What I really like about “This One” is the unusual way it’s structured. Arranging the poem in a narrow column with many line breaks creates a feeling of unease and forces the reader to process information in a manner they are unaccustomed/unsuited to, something people with autism experience on a day to basis. “This One” also deals with issues like isolation and bullying. Everyone can relate to feeling different, particularly people with autism, who are much more likely to experience bullying on a regular basis.Smith presents the issue of bullying in a gritty, factual manner. When I read “This One” I did not once feel like Smith was trying to elicit sympathy from the readers.
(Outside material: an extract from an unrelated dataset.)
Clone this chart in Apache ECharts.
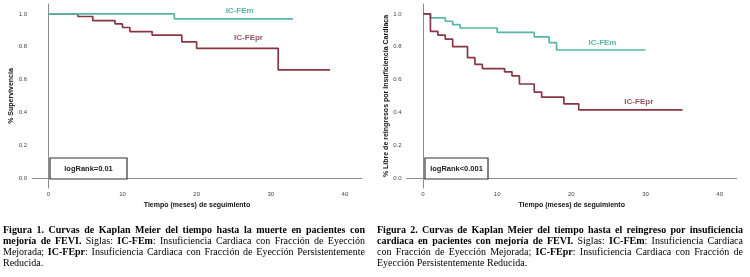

In my opinion far too my writers try to elicit sympathy when dealing with the subject of autism, which only distracts the reader from the real issues. The sparse language and unusual structure acts as an almost Brechtian alienation technique, preventing the reader from empathising with the characters in the poem. In most cases empathy is a good thing. In this case, it is both refreshing and helpful to view things as they really are. The lines ‘gratitude as this one pulls focus’ really spoke to me about the nature of bullying. We ostracise certain members of society in order to distract people from our own differences, and prevent ourselves from becoming the next target. Until this universal fear of rejection is dealt with bullying will always be a problem for people on the autism spectrum.